What are the greats? When asked about the greatest commandments, Jesus gave two commands, “Love the Lord your God with all your heart and with all your soul and with all your mind,” and “Love your neighbor as yourself” (Matthew 22:37-38). Then, after His resurrection, Jesus left His followers with one more great, the Great Commission, “Therefore go and make disciples of all nations, baptizing them in the name of the Father and of the Son and of the Holy Spirit, and teaching them to obey everything I have commanded you” (Matthew 28:19-20). Churches often focus on obeying and following these greats that Jesus imparted to His followers.

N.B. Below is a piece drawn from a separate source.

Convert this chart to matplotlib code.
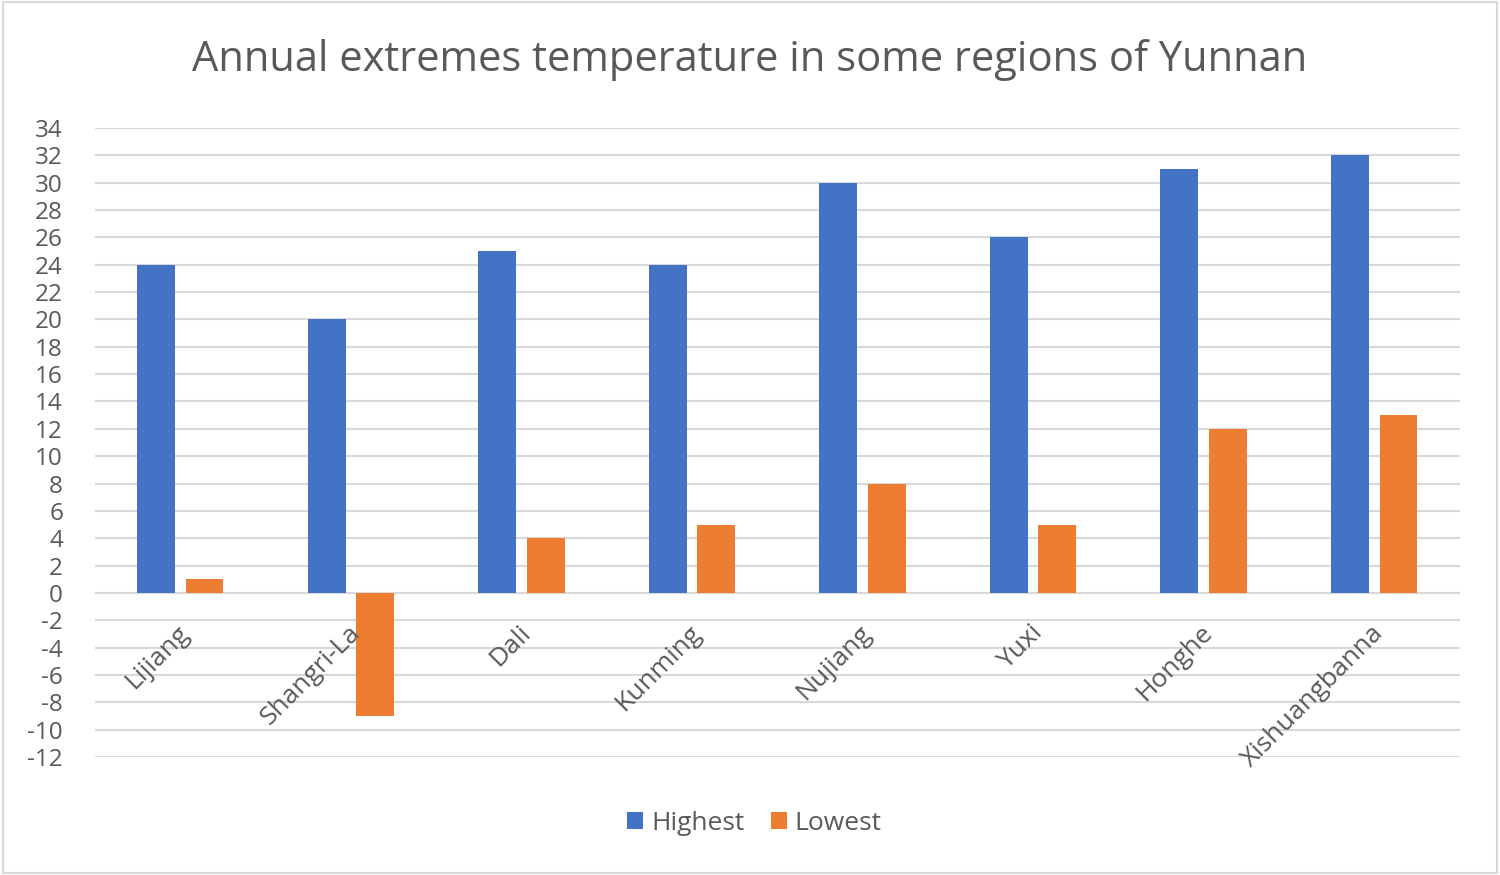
import numpy as np
import matplotlib.pyplot as plt
from matplotlib.patches import Rectangle

regions = ["Lijiang", "Shangri-La", "Dali", "Kunming", "Nujiang", "Yuxi", "Honghe", "Xishuangbanna"]
highest = [24, 20, 25, 24, 30, 26, 31, 32]
lowest = [1, -9, 4, 5, 8, 5, 12, 13]
yticks = list(range(-12, 35, 2))

blue = "#4472c4"
orange = "#ed7d31"
grey = "#595959"

plt.rcParams['font.family'] = ['Open Sans', 'DejaVu Sans']

fig = plt.figure(figsize=(15, 8.75), dpi=100)
ax = fig.add_axes([0.0633, 0.1349, 0.9097, 0.7188])

x = np.arange(len(regions))
w = 0.222
off = 0.142
ax.bar(x - off, highest, w, color=blue, label="Highest", zorder=3)
ax.bar(x + off, lowest, w, color=orange, label="Lowest", zorder=3)

ax.set_xlim(-0.5, len(regions) - 0.5)
ax.set_ylim(-12, 34)
ax.set_yticks(yticks)
ax.set_yticklabels([str(t) for t in yticks], fontsize=17.5, color=grey)
ax.grid(axis="y", color="#d9d9d9", linewidth=1.5, zorder=0)
ax.axhline(0, color="#d9d9d9", linewidth=1.5, zorder=1)
for s in ax.spines.values():
    s.set_visible(False)
ax.tick_params(axis="both", length=0)
ax.tick_params(axis="y", pad=23)
ax.set_xticks([])

# category labels hang from the zero line
for xi, name in zip(x, regions):
    ax.text(xi - 0.02, -2.0, name, rotation=45, ha="right", va="top",
            rotation_mode="anchor", fontsize=19, color=grey)

fig.suptitle("Annual extremes temperature in some regions of Yunnan",
             y=0.955, fontsize=30, color=grey)

fig.legend(loc="center", bbox_to_anchor=(0.503, 0.059), ncol=2, frameon=False,
           fontsize=19, handlelength=0.6, handleheight=0.6, handletextpad=0.3,
           columnspacing=1.0, labelcolor=grey)

fig.patches.append(Rectangle((0.002, 0.002), 0.996, 0.996, transform=fig.transFigure,
                             fill=False, edgecolor="#d9d9d9", linewidth=1.5))

fig.savefig("out.png", dpi=100)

Think for a moment about the activities and ministries that your church currently operates. Which of the greats do they fall under? Sunday morning worship services, evening prayer meetings, and times of communion could easily be categorized under loving God. Ideally, all of our discipleship efforts should reflect the Great Commission. Whether through forms of small groups, Bible studies, fellowship events, youth and children’s programming, baptism, or various mentoring models, churches have several methods of engaging in discipleship. What about loving our neighbor? Perhaps your church is rallying around vulnerable children, engaging in food security efforts, or actively seeking to alleviate poverty in your community. If so, be encouraged and keep pressing on! However, for many of us, those are probably not activities we think of when we reflect on our churches’ weekly schedule. Worship and discipleship are often seen as the essentials (and they are essentials!), but loving our neighbor seems more like an “if” than a command. If we have enough money in the budget, if we can get enough volunteers to sign-up, if we have the time and calendar space, then we might look at adding these extra activities. However, we must remember that it is indeed a command, not an option.

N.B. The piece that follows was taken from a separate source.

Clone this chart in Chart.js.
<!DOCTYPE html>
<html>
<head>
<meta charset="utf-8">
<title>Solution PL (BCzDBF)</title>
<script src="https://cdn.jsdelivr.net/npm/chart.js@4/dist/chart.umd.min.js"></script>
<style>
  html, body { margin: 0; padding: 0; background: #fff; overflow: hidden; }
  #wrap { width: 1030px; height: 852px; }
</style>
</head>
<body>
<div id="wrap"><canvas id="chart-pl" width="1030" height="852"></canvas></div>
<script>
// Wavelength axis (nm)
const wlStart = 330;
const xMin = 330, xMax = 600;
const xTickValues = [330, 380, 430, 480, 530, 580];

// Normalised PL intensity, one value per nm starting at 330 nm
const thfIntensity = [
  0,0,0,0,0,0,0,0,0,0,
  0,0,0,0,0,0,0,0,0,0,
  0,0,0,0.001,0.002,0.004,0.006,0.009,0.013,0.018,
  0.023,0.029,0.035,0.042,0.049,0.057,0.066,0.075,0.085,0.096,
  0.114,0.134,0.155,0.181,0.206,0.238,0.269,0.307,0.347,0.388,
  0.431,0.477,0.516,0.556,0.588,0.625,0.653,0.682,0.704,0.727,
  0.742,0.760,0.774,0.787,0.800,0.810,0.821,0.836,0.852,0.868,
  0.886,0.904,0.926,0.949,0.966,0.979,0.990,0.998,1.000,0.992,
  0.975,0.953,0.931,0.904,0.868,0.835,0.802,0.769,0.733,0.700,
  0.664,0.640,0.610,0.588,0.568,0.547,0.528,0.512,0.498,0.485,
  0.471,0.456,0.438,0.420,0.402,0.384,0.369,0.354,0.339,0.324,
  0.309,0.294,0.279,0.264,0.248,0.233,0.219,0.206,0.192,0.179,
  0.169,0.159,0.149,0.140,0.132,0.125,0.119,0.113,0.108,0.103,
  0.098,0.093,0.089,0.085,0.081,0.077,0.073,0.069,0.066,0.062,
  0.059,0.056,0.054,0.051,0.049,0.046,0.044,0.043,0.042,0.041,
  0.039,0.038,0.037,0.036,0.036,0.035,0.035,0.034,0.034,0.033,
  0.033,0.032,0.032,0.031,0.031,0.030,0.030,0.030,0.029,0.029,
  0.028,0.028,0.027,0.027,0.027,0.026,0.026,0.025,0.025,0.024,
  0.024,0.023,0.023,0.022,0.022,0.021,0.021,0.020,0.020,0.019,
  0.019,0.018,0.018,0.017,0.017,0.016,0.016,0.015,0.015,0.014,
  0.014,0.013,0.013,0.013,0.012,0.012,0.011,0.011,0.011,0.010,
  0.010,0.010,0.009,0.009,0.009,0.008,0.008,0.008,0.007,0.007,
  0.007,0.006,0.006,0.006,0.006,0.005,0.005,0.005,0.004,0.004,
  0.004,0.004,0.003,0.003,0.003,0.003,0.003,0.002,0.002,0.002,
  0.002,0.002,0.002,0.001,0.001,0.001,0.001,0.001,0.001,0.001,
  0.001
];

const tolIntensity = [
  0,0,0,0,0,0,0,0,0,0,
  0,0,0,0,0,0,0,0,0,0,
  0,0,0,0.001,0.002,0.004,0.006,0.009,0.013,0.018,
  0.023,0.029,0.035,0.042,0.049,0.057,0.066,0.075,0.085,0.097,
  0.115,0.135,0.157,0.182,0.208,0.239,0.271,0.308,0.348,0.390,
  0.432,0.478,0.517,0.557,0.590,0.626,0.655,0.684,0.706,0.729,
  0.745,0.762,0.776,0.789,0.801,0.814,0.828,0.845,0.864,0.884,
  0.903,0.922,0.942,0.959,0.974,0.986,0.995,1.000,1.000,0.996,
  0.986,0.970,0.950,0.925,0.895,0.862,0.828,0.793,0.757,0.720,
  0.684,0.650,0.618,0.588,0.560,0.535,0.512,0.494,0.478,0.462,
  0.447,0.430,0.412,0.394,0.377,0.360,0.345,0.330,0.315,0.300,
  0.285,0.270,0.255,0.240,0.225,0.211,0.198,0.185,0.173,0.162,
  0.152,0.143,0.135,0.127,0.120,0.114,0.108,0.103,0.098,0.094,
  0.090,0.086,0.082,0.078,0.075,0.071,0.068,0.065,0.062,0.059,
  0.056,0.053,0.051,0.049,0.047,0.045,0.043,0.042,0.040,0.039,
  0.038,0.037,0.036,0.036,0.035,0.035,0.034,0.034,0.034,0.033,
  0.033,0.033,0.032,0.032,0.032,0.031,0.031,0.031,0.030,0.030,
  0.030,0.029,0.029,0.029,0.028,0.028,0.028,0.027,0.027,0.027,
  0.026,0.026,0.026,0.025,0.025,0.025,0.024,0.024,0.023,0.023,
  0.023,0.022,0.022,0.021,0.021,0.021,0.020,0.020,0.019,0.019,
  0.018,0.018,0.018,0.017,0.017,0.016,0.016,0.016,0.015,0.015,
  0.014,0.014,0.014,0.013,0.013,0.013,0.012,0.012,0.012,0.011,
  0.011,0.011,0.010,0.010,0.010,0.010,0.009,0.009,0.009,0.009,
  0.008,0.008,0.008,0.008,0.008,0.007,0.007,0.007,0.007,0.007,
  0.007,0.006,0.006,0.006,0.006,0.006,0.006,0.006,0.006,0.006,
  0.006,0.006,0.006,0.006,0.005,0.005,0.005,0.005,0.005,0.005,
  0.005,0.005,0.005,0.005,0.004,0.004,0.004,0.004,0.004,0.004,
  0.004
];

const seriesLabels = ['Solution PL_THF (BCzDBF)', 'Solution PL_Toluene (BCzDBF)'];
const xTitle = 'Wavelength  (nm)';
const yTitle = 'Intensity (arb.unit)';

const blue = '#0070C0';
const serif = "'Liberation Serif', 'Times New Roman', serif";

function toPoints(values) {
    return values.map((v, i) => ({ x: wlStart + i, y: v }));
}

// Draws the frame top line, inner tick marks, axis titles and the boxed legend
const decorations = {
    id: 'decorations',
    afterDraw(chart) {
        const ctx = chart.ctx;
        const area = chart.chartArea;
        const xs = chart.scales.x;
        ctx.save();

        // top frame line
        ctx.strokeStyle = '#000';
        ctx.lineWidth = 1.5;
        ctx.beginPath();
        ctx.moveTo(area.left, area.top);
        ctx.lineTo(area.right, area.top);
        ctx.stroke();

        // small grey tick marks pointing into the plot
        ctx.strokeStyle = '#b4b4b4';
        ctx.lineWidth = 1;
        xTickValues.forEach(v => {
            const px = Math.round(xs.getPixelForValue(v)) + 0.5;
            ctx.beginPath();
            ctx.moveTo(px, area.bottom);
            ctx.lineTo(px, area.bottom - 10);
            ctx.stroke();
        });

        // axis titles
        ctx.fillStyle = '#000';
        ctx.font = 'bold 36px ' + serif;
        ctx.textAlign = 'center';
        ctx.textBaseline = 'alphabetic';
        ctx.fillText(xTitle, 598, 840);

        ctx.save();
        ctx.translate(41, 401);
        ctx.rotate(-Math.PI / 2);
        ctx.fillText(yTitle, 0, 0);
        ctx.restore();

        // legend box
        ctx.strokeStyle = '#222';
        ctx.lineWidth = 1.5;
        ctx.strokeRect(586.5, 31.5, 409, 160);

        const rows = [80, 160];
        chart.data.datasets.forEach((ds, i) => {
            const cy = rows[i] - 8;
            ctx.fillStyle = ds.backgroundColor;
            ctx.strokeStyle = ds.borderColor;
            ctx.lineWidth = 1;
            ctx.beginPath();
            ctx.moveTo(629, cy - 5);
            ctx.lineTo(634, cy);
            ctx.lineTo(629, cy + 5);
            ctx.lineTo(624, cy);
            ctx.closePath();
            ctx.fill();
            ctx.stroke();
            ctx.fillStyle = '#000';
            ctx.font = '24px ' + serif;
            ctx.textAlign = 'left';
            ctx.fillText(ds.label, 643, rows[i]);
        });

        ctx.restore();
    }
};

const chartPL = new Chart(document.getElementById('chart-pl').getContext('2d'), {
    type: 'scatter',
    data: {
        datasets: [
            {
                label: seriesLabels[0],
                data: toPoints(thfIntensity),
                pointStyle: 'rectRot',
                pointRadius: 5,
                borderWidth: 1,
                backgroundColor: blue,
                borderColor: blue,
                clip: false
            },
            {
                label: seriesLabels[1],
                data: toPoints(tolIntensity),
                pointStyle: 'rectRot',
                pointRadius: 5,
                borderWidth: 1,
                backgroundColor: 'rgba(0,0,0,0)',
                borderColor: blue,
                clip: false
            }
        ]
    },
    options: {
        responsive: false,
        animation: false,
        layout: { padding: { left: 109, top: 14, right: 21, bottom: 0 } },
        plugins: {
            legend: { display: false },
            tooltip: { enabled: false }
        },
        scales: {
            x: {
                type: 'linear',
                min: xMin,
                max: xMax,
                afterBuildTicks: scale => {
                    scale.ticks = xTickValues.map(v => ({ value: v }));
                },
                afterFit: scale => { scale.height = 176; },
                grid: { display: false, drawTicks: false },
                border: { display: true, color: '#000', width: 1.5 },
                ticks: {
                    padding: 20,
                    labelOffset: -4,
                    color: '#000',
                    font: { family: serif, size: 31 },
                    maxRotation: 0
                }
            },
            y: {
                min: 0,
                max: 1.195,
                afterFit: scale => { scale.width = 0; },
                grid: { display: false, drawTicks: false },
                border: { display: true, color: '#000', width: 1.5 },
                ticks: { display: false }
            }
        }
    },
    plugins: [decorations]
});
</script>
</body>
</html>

This command is challenging, it requires us to step outside of our buildings and routines, get to know our neighbors, and sacrificially love them. It is so hard to think about pouring our own resources into other things, especially if our churches are struggling with budgets and attendance. It seems counterintuitive, but isn’t that the way our God often operates? Abraham was asked to sacrifice his son, the widow at Zarephath was asked to give Elijah the last of her food, the rich young ruler was asked to sell all of his possessions, the disciples were asked to leave their livelihoods, and of course our precious Jesus surrendered His very life. Those who obeyed were rewarded for their faithfulness, the one who did not obey, left grieving. You may have to give up finances or calendar space to truly love your neighbor. Obedience often requires sacrifice, but it is so worth it to be found faithful.

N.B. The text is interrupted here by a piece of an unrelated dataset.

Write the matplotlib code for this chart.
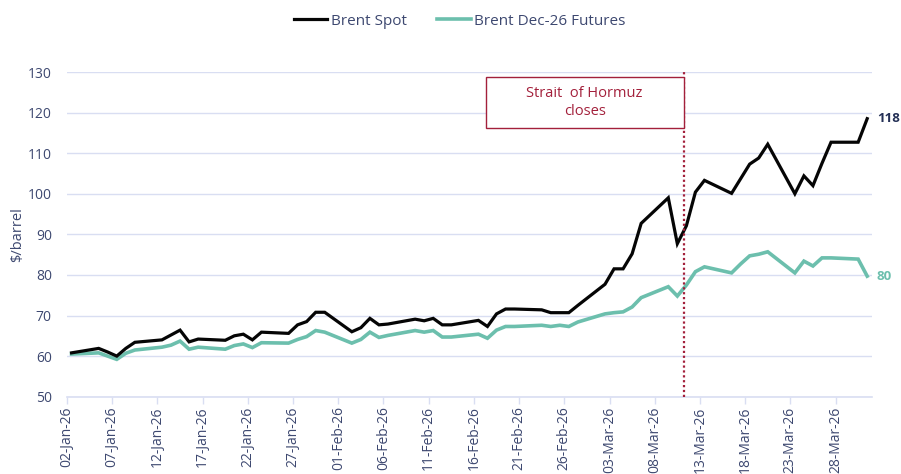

As we faithfully follow Him in obedience, we might begin to see that all of the greats are all intertwined. If we truly love God, then we will love the people He created. If we are truly making disciples, then we will be teaching them to love their neighbors. As we truly love our neighbors, we are going and making more disciples. All of the greats are great! Take time to evaluate your obedience. Is there a great you are ignoring? Let’s strive to follow and obey all that our great God has commanded us.